Member Since: 29 Oct 2020
Location: Huntingdon
Posts: 64

United Kingdom 2007 Range Rover Sport TDV8 HSE Java Black

No problem at all.

Next two jobs are left and right hand drive shaft.

- Front wheels off
- Drain the diff. 14mm hex
- Remove the brake calipers and tie them back in the rear of the wheel arch out of the way. I used bungy cords for that. The brake pipe mount on the upright needs to come undone. 10mm short bolt that will be corroded so plenty of penetrating oil. A tap with a hammer sometimes breaks the corrosion lock, or tightening a tiny bit first. I always use a 6 point socket on stuff like this to avoid rounding the head
- Carefully remove the ABS sensor. 8mm bolts which again can corrode, and carefully prise out the sensor. They are a sensible design so tend not to freeze in the hole. Get them both out of the way.
- Impact gun or big bar (I had to use heat on one) and remove the drive shaft nut. A fine centre punch or old study screwdriver to open the tang first. I forget the socket size but 32, 36 or 41 maybe?
- Undo the 18mm nuts on the track rod ends, and the upper wishbone. Top tip for me here is while the taper joint is locked, remove the nut and clean up the thread in the nut and on the ball joint. If the taper lock breaks and it starts spinning, its an allen key into the end of the ball joint thread, and this is often full of dirt and corrosion and rounds off easily, and then youre stuffed.
- Big ball joint splitter, or two hammers, and split the track rod end and upper wishbone ball joints. The upright and hub then swing free and with a bit of pursuasion you can get the drive shaft out of the hub.

- On the side of the car where the shaft goes straight into the diff, gentle prising with a log screwdriver/pry bar each side of the flange should relead the drive shaft from the diff. There is a spring collar on the splined shaft that goes into the diff that needs compressing as the shaft is removed. That is what will give you the resistance against removal. It can take a bit more than gentle and will sometimes let go sharply, (causing knuckle abbrassions!!!). Don't pull on the driveshaft to do this as all that will do is pull the spider out of its cup on the diff end of the driveshaft.
- Driveshaft can then be lifted out and put somewhere safe.

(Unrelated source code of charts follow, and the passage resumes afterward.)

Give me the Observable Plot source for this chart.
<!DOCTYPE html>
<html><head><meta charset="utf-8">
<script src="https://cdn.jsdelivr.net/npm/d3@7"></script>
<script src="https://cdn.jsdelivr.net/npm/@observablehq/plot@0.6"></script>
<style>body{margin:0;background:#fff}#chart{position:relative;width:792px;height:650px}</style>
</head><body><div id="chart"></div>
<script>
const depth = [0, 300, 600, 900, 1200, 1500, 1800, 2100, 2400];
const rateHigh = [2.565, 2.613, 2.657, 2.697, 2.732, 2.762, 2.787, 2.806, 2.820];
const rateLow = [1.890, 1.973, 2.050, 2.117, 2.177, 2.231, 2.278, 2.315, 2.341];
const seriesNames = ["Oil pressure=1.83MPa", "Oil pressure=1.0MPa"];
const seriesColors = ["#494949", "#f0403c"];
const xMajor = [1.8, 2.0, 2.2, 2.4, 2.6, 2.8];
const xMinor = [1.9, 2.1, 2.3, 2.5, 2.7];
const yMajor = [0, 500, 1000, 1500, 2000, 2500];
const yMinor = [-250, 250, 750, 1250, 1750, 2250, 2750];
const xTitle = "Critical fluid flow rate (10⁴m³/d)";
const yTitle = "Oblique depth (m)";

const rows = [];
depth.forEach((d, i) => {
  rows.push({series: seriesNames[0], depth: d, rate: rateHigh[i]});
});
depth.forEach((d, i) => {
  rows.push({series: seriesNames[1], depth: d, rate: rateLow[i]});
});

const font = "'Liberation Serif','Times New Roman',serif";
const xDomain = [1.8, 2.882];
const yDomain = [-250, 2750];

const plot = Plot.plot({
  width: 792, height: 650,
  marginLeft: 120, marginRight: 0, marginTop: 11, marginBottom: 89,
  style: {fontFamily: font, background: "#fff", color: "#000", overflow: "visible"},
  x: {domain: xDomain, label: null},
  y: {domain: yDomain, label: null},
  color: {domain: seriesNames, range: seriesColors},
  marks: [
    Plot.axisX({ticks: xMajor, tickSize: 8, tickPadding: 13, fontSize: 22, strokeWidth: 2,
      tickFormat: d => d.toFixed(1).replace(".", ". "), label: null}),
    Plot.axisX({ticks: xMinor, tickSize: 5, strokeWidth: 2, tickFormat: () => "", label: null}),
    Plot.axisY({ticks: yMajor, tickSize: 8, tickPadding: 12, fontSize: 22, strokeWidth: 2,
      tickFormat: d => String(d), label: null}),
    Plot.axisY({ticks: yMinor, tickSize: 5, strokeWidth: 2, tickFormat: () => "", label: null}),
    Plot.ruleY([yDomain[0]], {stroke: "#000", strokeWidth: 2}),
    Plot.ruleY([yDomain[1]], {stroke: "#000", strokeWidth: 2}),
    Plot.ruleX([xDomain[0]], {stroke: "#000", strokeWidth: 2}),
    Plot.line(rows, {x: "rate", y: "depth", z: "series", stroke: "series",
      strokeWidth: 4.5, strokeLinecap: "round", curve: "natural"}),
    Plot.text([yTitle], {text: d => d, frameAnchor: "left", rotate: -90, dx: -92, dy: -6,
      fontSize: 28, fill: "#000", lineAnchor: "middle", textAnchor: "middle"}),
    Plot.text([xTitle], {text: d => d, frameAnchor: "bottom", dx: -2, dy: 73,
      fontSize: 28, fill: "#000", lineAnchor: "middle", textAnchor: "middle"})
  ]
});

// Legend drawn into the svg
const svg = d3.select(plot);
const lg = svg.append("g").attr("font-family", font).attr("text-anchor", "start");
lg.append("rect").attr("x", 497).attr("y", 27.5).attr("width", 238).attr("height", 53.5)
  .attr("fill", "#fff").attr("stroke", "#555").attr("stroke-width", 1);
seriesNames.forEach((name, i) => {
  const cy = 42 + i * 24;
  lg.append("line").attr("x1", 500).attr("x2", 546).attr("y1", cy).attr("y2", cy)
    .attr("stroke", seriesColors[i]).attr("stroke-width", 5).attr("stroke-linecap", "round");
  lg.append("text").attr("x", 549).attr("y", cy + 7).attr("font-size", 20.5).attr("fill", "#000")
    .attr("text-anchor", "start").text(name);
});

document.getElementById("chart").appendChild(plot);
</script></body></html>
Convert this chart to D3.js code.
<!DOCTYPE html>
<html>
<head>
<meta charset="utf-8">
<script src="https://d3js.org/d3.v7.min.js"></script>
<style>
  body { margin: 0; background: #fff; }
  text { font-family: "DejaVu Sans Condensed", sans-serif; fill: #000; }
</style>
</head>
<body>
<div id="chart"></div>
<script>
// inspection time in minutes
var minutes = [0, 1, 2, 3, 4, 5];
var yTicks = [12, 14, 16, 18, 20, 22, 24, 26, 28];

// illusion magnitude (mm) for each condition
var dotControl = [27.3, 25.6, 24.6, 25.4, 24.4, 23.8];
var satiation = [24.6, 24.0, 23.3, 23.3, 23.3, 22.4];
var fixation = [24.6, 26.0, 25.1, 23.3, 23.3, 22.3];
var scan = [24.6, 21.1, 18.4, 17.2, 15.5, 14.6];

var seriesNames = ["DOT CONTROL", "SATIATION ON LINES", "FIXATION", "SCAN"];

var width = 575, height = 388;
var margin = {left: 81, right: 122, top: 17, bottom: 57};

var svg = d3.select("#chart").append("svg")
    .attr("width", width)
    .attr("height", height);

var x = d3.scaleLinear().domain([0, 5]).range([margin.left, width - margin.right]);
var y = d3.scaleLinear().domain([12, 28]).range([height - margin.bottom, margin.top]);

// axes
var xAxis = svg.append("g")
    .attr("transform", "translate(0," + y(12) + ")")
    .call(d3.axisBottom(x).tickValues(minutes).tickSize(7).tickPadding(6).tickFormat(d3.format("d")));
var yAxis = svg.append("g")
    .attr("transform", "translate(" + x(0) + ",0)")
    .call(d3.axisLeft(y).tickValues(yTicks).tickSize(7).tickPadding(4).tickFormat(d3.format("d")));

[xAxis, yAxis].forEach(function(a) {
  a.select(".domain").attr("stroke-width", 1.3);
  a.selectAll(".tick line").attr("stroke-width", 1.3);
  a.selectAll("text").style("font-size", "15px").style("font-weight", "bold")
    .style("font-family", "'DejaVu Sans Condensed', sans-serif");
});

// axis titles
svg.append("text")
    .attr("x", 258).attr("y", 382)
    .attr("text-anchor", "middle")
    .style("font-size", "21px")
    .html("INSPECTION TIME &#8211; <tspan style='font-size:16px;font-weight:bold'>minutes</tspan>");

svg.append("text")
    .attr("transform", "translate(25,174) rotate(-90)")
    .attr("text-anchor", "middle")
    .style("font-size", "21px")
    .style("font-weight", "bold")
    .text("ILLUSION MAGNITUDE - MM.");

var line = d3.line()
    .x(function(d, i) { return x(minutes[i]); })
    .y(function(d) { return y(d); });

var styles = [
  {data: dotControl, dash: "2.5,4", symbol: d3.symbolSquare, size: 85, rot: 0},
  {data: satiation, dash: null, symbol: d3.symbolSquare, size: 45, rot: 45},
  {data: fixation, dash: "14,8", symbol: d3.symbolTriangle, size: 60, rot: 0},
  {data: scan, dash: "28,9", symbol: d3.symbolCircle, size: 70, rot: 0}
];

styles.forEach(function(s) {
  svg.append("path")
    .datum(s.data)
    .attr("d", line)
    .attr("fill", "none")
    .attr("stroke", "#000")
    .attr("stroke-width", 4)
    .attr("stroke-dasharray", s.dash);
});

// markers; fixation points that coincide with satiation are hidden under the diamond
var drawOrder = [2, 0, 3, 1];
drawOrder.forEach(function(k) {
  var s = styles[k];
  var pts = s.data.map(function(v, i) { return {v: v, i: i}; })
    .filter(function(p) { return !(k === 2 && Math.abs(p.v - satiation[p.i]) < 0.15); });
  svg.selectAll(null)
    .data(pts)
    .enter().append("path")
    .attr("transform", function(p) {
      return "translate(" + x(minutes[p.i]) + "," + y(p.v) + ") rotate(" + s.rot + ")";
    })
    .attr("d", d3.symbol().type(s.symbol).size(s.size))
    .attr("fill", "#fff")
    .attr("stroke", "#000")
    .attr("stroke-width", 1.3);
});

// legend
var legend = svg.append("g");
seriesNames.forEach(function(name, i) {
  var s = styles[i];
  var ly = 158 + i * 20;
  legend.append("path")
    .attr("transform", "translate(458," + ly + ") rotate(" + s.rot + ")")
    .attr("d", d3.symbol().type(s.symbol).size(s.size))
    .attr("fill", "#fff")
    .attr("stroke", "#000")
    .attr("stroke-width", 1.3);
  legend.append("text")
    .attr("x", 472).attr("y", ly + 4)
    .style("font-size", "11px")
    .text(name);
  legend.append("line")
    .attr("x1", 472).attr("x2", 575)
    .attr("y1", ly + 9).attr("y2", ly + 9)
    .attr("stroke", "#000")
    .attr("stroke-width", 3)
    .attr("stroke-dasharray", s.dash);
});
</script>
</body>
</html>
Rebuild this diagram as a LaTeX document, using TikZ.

- On the other side of the diff there is a support tube held to the diff by 4 13mm bolts, and a bolt to the chassis at the other end. Remove these, and carefully wiggle and rotate the support tube so that the lug bolted to the chassis is no longer interfering with the chassis, and the support tube has slid out of the diff. There is a large skinny rubber O ring seal. Don't damage or loose this.
- Same approach as the other side, should be able to prise the entire supported shaft and drive shaft out of the diff. It is long and unweldy so care needed not to get dirt into it.